* Aim
Collect all lines containing the word "script" from the data.

******************************

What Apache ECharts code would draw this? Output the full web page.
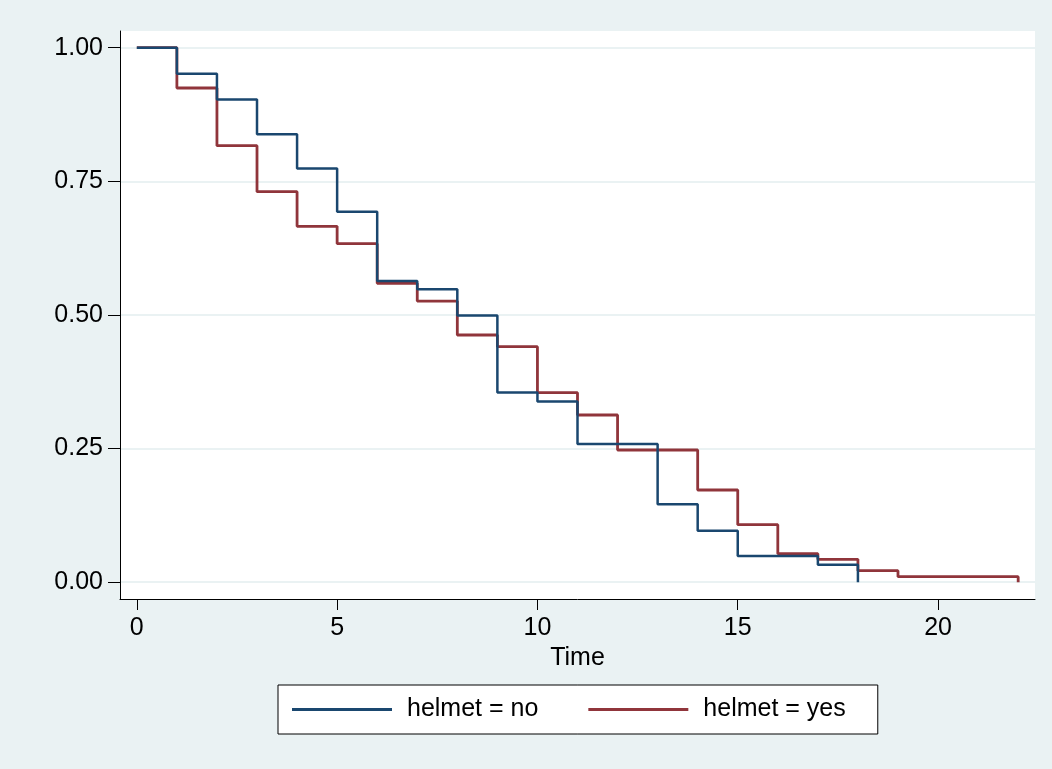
<!DOCTYPE html>
<html>
<head>
<meta charset="utf-8">
<script src="https://cdn.jsdelivr.net/npm/echarts@6/dist/echarts.min.js"></script>
<style>
  html, body { margin: 0; padding: 0; background: #eaf2f3; }
  #chart { width: 1052px; height: 769px; }
</style>
</head>
<body>
<div id="chart"></div>
<script>
// Kaplan-Meier survival estimates
const timesNo = [0, 1, 2, 3, 4, 5, 6, 7, 8, 9, 10, 11, 13, 14, 15, 17, 18];
const survNo = [1, 0.951, 0.903, 0.838, 0.774, 0.693, 0.5635, 0.548, 0.499, 0.355, 0.338, 0.2585, 0.1457, 0.0964, 0.049, 0.0328, 0];

const timesYes = [0, 1, 2, 3, 4, 5, 6, 7, 8, 9, 10, 11, 12, 14, 15, 16, 17, 18, 19, 22];
const survYes = [1, 0.9246, 0.8167, 0.7306, 0.6658, 0.6333, 0.5592, 0.526, 0.4625, 0.4406, 0.3546, 0.3128, 0.2473, 0.1725, 0.1076, 0.0533, 0.0428, 0.0215, 0.0103, 0];

const xTicks = [0, 5, 10, 15, 20];
const yTicks = [0, 0.25, 0.5, 0.75, 1];

const seriesNames = ["helmet = no", "helmet = yes"];
const xTitle = "Time";

const FONT = "Liberation Sans, Arial, sans-serif";

const chart = echarts.init(document.getElementById("chart"), undefined, { renderer: "canvas" });

chart.setOption({
  animation: false,
  backgroundColor: "#eaf2f3",
  textStyle: { fontFamily: FONT },
  grid: {
    left: 120,
    right: 17,
    top: 31,
    bottom: 170,
    show: true,
    backgroundColor: "#ffffff",
    borderWidth: 0,
  },
  legend: {
    left: 278,
    top: 685,
    data: seriesNames,
    icon: "rect",
    backgroundColor: "#ffffff",
    borderColor: "#000000",
    borderWidth: 1,
    borderRadius: 0,
    padding: [12, 32, 12, 14],
    itemWidth: 100,
    itemHeight: 3,
    itemGap: 50,
    textStyle: {
      fontFamily: FONT,
      fontSize: 25,
      color: "#000000",
      padding: [0, 0, 0, 10],
    },
  },
  xAxis: {
    type: "value",
    min: -0.42,
    max: 22.42,
    name: xTitle,
    nameLocation: "middle",
    nameGap: 41,
    nameTextStyle: { fontFamily: FONT, fontSize: 25, color: "#000000" },
    axisLine: { onZero: false, lineStyle: { color: "#000000", width: 1 } },
    axisTick: { show: true, length: 11, customValues: xTicks, lineStyle: { color: "#000000" } },
    axisLabel: {
      customValues: xTicks,
      margin: 17,
      fontFamily: FONT,
      fontSize: 25,
      color: "#000000",
    },
    splitLine: { show: false },
  },
  yAxis: {
    type: "value",
    min: -0.0314,
    max: 1.0312,
    axisLine: { show: true, onZero: false, lineStyle: { color: "#000000", width: 1 } },
    axisTick: { show: true, length: 12, customValues: yTicks, lineStyle: { color: "#000000" } },
    axisLabel: {
      customValues: yTicks,
      margin: 17,
      fontFamily: FONT,
      fontSize: 25,
      color: "#000000",
      formatter: (v) => v.toFixed(2),
    },
    splitLine: { show: true, lineStyle: { color: "#eaf2f3", width: 2 } },
  },
  series: [
    {
      name: seriesNames[0],
      type: "line",
      step: "end",
      symbol: "none",
      color: "#1a476f",
      lineStyle: { color: "#1a476f", width: 2.5 },
      data: timesNo.map((t, i) => [t, survNo[i]]),
      z: 3,
    },
    {
      name: seriesNames[1],
      type: "line",
      step: "end",
      symbol: "none",
      color: "#90353b",
      lineStyle: { color: "#90353b", width: 2.8 },
      data: timesYes.map((t, i) => [t, survYes[i]]),
      z: 2,
    },
  ],
});
</script>
</body>
</html>
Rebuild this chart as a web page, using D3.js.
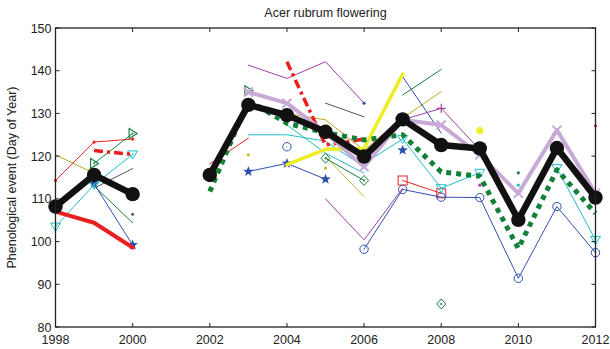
<!DOCTYPE html>
<html><head><meta charset="utf-8">
<script src="https://cdn.jsdelivr.net/npm/d3@7"></script>
<style>body{margin:0;background:#fff}svg{display:block}text{font-family:"Liberation Sans",Arial,sans-serif;fill:#222}</style>
</head><body><svg id="c" width="610" height="349"></svg>
<script>
const years = [1998,1999,2000,2001,2002,2003,2004,2005,2006,2007,2008,2009,2010,2011,2012];
const xTicks = [1998,2000,2002,2004,2006,2008,2010,2012];
const yTicks = [80,90,100,110,120,130,140,150];
const N = null;
// series values, one per year
const magentaTop   = [N,N,N,N,N,141.3,138.2,142.1,132.4,N,N,N,N,N,N];
const blueDot      = [N,N,N,N,N,N,N,N,132.4,N,N,N,N,N,N];
const greyLine     = [N,112.5,117.1,N,N,N,N,132.4,129.2,N,N,N,N,N,N];
const oliveLine    = [120.3,116.0,N,N,N,131.2,130.0,128.5,121.4,128.9,135.1,N,N,N,N];
const oliveLine2   = [N,N,N,N,N,N,N,119.9,110.5,N,N,N,N,N,N];
const oliveDots    = [N,N,N,N,N,120.3,N,117.2,N,N,N,N,N,N,N];
const greenThin    = [N,113.0,104.4,N,N,N,N,N,N,134.3,140.3,N,116.1,N,N];
const blueThin     = [N,N,N,N,N,N,N,N,N,138.6,125.4,N,N,N,N];
const darkDot      = [N,N,106.4,N,N,N,N,N,N,N,N,N,N,N,N];
const cyan2        = [N,N,N,N,N,N,127.3,120.7,116.0,N,N,N,113.2,N,N];
const cyan3        = [N,N,N,N,N,125.0,125.0,123.5,117.5,N,N,N,N,N,N];
const magentaLow   = [N,N,N,N,N,N,N,110.0,100.4,112.5,N,113.2,N,N,N];
const magentaPlus  = [N,N,N,N,N,N,N,N,121.0,128.5,131.2,121.5,N,N,N];
const redDots      = [114.3,123.3,124.0,N,N,N,N,N,N,N,N,N,N,N,127.1];
const redThin      = [N,N,N,N,118.2,124.2,N,N,N,N,N,N,N,N,N];
const redSquares   = [N,N,N,N,N,N,N,N,N,114.3,111.3,N,N,N,N];
const greenTri     = [N,118.3,125.3,N,N,135.3,N,N,N,N,N,N,N,N,N];
const greenDiamond = [N,N,N,N,N,N,N,119.5,114.3,N,85.4,N,N,N,N];
const blueStar     = [N,113.5,99.2,N,N,116.4,118.3,114.6,N,121.4,N,N,N,N,N];
const blueCircle   = [N,N,N,N,N,N,122.2,N,98.2,112.2,110.4,110.3,91.4,108.2,97.4];
const cyanTri      = [103.5,113.3,120.4,N,N,N,N,N,118.3,124.0,112.5,116.1,N,117.2,100.4];
const redThick     = [107.0,104.4,98.6,N,N,N,N,N,N,N,N,N,N,N,N];
const redDashDot   = [N,121.3,120.4,N,N,N,142.1,122.6,124.0,N,N,N,N,N,N];
const yellowThick  = [N,N,N,N,N,N,118.0,121.6,121.8,139.2,N,126.0,N,N,N];
const lightPurple  = [N,N,N,N,N,135.0,132.4,125.5,117.5,128.5,127.3,120.3,111.3,126.1,111.3];
const greenDotted  = [N,N,N,N,111.7,133.0,127.7,125.5,123.8,125.0,116.3,115.3,98.4,116.8,106.6];
const meanLine     = [108.2,115.6,111.1,N,115.6,132.0,129.6,125.7,119.9,128.6,122.6,121.8,105.1,121.9,110.3];

// styles (drawn in this order)
const series = [
  {v:magentaTop,  c:"#a040a8", w:1, m:null},
  {v:blueDot,     c:"#3a50b0", w:0, m:"."},
  {v:greyLine,    c:"#555555", w:1, m:null},
  {v:oliveLine,   c:"#c0a820", w:1, m:null},
  {v:oliveLine2,  c:"#c0b830", w:1, m:null},
  {v:oliveDots,   c:"#c8b820", w:0, m:"."},
  {v:greenThin,   c:"#1a8040", w:1, m:null},
  {v:blueThin,    c:"#3050b0", w:1, m:null},
  {v:darkDot,     c:"#556655", w:0, m:"."},
  {v:cyan2,       c:"#20c0c8", w:1, m:null},
  {v:cyan3,       c:"#20c0c8", w:1, m:null},
  {v:magentaLow,  c:"#a040a8", w:1, m:null},
  {v:magentaPlus, c:"#a040a8", w:1, m:"+"},
  {v:redDots,     c:"#ee2222", w:1, m:"."},
  {v:redThin,     c:"#ee2222", w:1, m:null},
  {v:redSquares,  c:"#ee2222", w:1, m:"s"},
  {v:greenTri,    c:"#1a8040", w:1, m:">"},
  {v:greenDiamond,c:"#1a8040", w:1, m:"d"},
  {v:blueStar,    c:"#2f4fb0", w:1, m:"*"},
  {v:blueCircle,  c:"#3050b0", w:1, m:"o"},
  {v:cyanTri,     c:"#20c0c8", w:1, m:"v"},
  {v:redThick,    c:"#e82020", w:4, m:null},
  {v:redDashDot,  c:"#ee1c1c", w:3.5, m:null, dash:"9,4,3,4"},
  {v:yellowThick, c:"#eeee22", w:3.5, m:null, iso:3.5},
  {v:lightPurple, c:"#c8aad6", w:4, m:"x"},
  {v:greenDotted, c:"#138038", w:5, m:null, dash:"5,5"},
  {v:meanLine,    c:"#111111", w:6.5, m:"O"}
];

const svg = d3.select("#c");
const L=55.5, R=595.5, T=28, B=327;
const x = d3.scaleLinear().domain([1998,2012]).range([L,R]);
const y = d3.scaleLinear().domain([80,150]).range([B,T]);

// title & labels
svg.append("text").attr("x",(L+R)/2).attr("y",17).attr("text-anchor","middle").attr("font-size",12.5).text("Acer rubrum flowering");
svg.append("text").attr("transform",`translate(16,${(T+B)/2}) rotate(-90)`).attr("text-anchor","middle").attr("font-size",12.5).text("Phenological event (Day of Year)");

const g = svg.append("g");
const line = d3.line().defined(d=>d.v!=null).x(d=>x(d.yr)).y(d=>y(d.v));
function starPath(r){const p=[];for(let i=0;i<10;i++){const a=-Math.PI/2+i*Math.PI/5;const rr=i%2?r*0.42:r;p.push([rr*Math.cos(a),rr*Math.sin(a)]);}return "M"+p.map(q=>q.join(",")).join("L")+"Z";}
function drawMarker(sel,m,c,px,py){
  const s=sel.append("g").attr("transform",`translate(${px},${py})`);
  if(m==="o") s.append("circle").attr("r",4.2).attr("fill","none").attr("stroke",c).attr("stroke-width",1);
  else if(m==="O") s.append("circle").attr("r",7.2).attr("fill",c);
  else if(m===".") s.append("circle").attr("r",1.6).attr("fill",c);
  else if(m==="s") s.append("rect").attr("x",-4.5).attr("y",-4.5).attr("width",9).attr("height",9).attr("fill","none").attr("stroke",c).attr("stroke-width",1);
  else if(m==="d"){ s.append("path").attr("d","M0,-5L4.5,0L0,5L-4.5,0Z").attr("fill","none").attr("stroke",c).attr("stroke-width",1); s.append("circle").attr("r",1).attr("fill",c);}
  else if(m==="v"){ s.append("path").attr("d","M-5,-3.5L5,-3.5L0,4.5Z").attr("fill","none").attr("stroke",c).attr("stroke-width",1); s.append("circle").attr("r",0.9).attr("fill",c);}
  else if(m===">"){ s.append("path").attr("d","M-3.5,-5L4.5,0L-3.5,5Z").attr("fill","none").attr("stroke",c).attr("stroke-width",1.2); s.append("circle").attr("r",0.9).attr("fill",c);}
  else if(m==="*") s.append("path").attr("d",starPath(5.5)).attr("fill",c);
  else if(m==="+") s.append("path").attr("d","M-4.5,0H4.5M0,-4.5V4.5").attr("stroke",c).attr("stroke-width",1.2);
  else if(m==="x") s.append("path").attr("d","M-4.5,-4.5L4.5,4.5M-4.5,4.5L4.5,-4.5").attr("stroke",c).attr("stroke-width",2);
}
series.forEach(s=>{
  const data = years.map((yr,i)=>({yr, v:s.v[i]}));
  if(s.w>0){
    g.append("path").datum(data).attr("d",line).attr("fill","none").attr("stroke",s.c)
     .attr("stroke-width",s.w).attr("stroke-dasharray",s.dash||null).attr("stroke-linejoin","round").attr("stroke-linecap", s.dash?"butt":"round");
  }
  data.forEach((d,i)=>{
    if(d.v==null) return;
    const prev = i>0 ? data[i-1].v : null, next = i<data.length-1 ? data[i+1].v : null;
    const isolated = prev==null && next==null;
    if(s.m){
      drawMarker(g, s.m, s.c, x(d.yr), y(d.v));
    } else if(isolated){
      g.append("circle").attr("cx",x(d.yr)).attr("cy",y(d.v)).attr("r",s.iso||1.6).attr("fill",s.c);
    }
  });
});

// frame
svg.append("rect").attr("x",L).attr("y",T).attr("width",R-L).attr("height",B-T).attr("fill","none").attr("stroke","#222").attr("stroke-width",1.3);
const tl=4;
xTicks.forEach(t=>{
  svg.append("line").attr("x1",x(t)).attr("x2",x(t)).attr("y1",B).attr("y2",B-tl).attr("stroke","#222");
  svg.append("line").attr("x1",x(t)).attr("x2",x(t)).attr("y1",T).attr("y2",T+tl).attr("stroke","#222");
  svg.append("text").attr("x",x(t)).attr("y",344).attr("text-anchor","middle").attr("font-size",12.5).text(t);
});
yTicks.forEach(t=>{
  svg.append("line").attr("x1",L).attr("x2",L+tl).attr("y1",y(t)).attr("y2",y(t)).attr("stroke","#222");
  svg.append("line").attr("x1",R).attr("x2",R-tl).attr("y1",y(t)).attr("y2",y(t)).attr("stroke","#222");
  svg.append("text").attr("x",L-4).attr("y",y(t)+4.5).attr("text-anchor","end").attr("font-size",12.5).text(t);
});
</script></body></html>
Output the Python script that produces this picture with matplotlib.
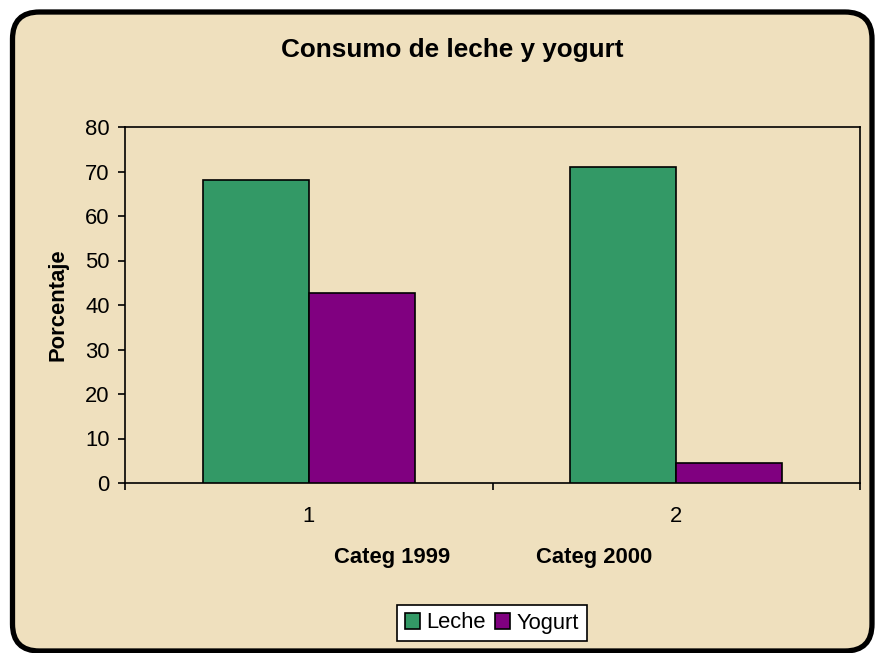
import matplotlib
matplotlib.use("Agg")
import matplotlib.pyplot as plt
from matplotlib.patches import FancyBboxPatch
import numpy as np

plt.rcParams['font.family'] = ['Liberation Sans', 'DejaVu Sans']

title = "Consumo de leche y yogurt"
categories = ["1", "2"]
category_titles = ["Categ 1999", "Categ 2000"]
series_names = ["Leche", "Yogurt"]
leche = [68.2, 71.0]
yogurt = [42.7, 4.6]
y_label = "Porcentaje"
y_ticks = [0, 10, 20, 30, 40, 50, 60, 70, 80]

colors = ["#339966", "#800080"]
bg = "#EFE0BE"
fs = 15.8

W, H = 875, 653
fig = plt.figure(figsize=(W / 100, H / 100), dpi=100, facecolor="white")

def px(x, y):
    return x / 100, (H - y) / 100

x0, y0 = px(12.5, 651)
x1, y1 = px(872, 12)
panel = FancyBboxPatch((x0, y0), x1 - x0, y1 - y0,
                       boxstyle="round,pad=0,rounding_size=0.27",
                       transform=fig.dpi_scale_trans,
                       facecolor=bg, edgecolor="black", linewidth=3.8,
                       zorder=0)
fig.add_artist(panel)

ax = fig.add_axes([125 / W, (H - 483) / H, 735 / W, 356 / H])
ax.set_facecolor("none")
ax.patch.set_alpha(0)

x = np.arange(len(categories))
w = 106 / 367.5
ax.bar(x - w / 2, leche, width=w, color=colors[0], edgecolor="black",
       linewidth=1.2, label=series_names[0], zorder=3)
ax.bar(x + w / 2, yogurt, width=w, color=colors[1], edgecolor="black",
       linewidth=1.2, label=series_names[1], zorder=3)

ax.set_xlim(-0.5, len(categories) - 0.5)
ax.set_ylim(0, 80)
ax.set_yticks(y_ticks)
ax.set_yticklabels([str(v) for v in y_ticks])
ax.set_xticks(np.arange(len(categories) + 1) - 0.5)
ax.set_xticklabels([])
ax.set_xticks(x, minor=True)
ax.set_xticklabels(categories, minor=True)
ax.tick_params(axis="x", which="major", direction="out", length=5, width=1.2)
ax.tick_params(axis="x", which="minor", length=0, labelsize=fs, pad=16.5)
ax.tick_params(axis="y", direction="out", length=5, width=1.2, labelsize=fs, pad=6)
for s in ax.spines.values():
    s.set_linewidth(1.2)
    s.set_color("black")

fig.text(452 / W, 1 - 50 / H, title, ha="center", va="center",
         fontsize=18.8, fontweight="bold")
fig.text(58 / W, 1 - 305 / H, y_label, ha="center", va="center",
         rotation=90, fontsize=fs, fontweight="bold")
for cx, t in zip([392, 594], category_titles):
    fig.text(cx / W, 1 - 558 / H, t, ha="center", va="center",
             fontsize=fs, fontweight="bold")

leg = fig.legend(loc="center", bbox_to_anchor=(492 / W, 1 - 623 / H), ncol=2,
                 fancybox=False, edgecolor="black", framealpha=1,
                 fontsize=fs, handlelength=0.7, handleheight=0.7,
                 handletextpad=0.3, columnspacing=0.4, borderpad=0.35,
                 borderaxespad=0)
leg.get_frame().set_linewidth(1.2)

fig.savefig("out.png", dpi=100, facecolor="white")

******************************

* Written response
<script src="https://cdn.jsdelivr.net/npm/echarts@6/dist/echarts.min.js"></script>
<script>
</script>
<script src="https://cdn.jsdelivr.net/npm/d3@7"></script>
<script>
</script></body></html>
Output the Python script that produces this picture with matplotlib.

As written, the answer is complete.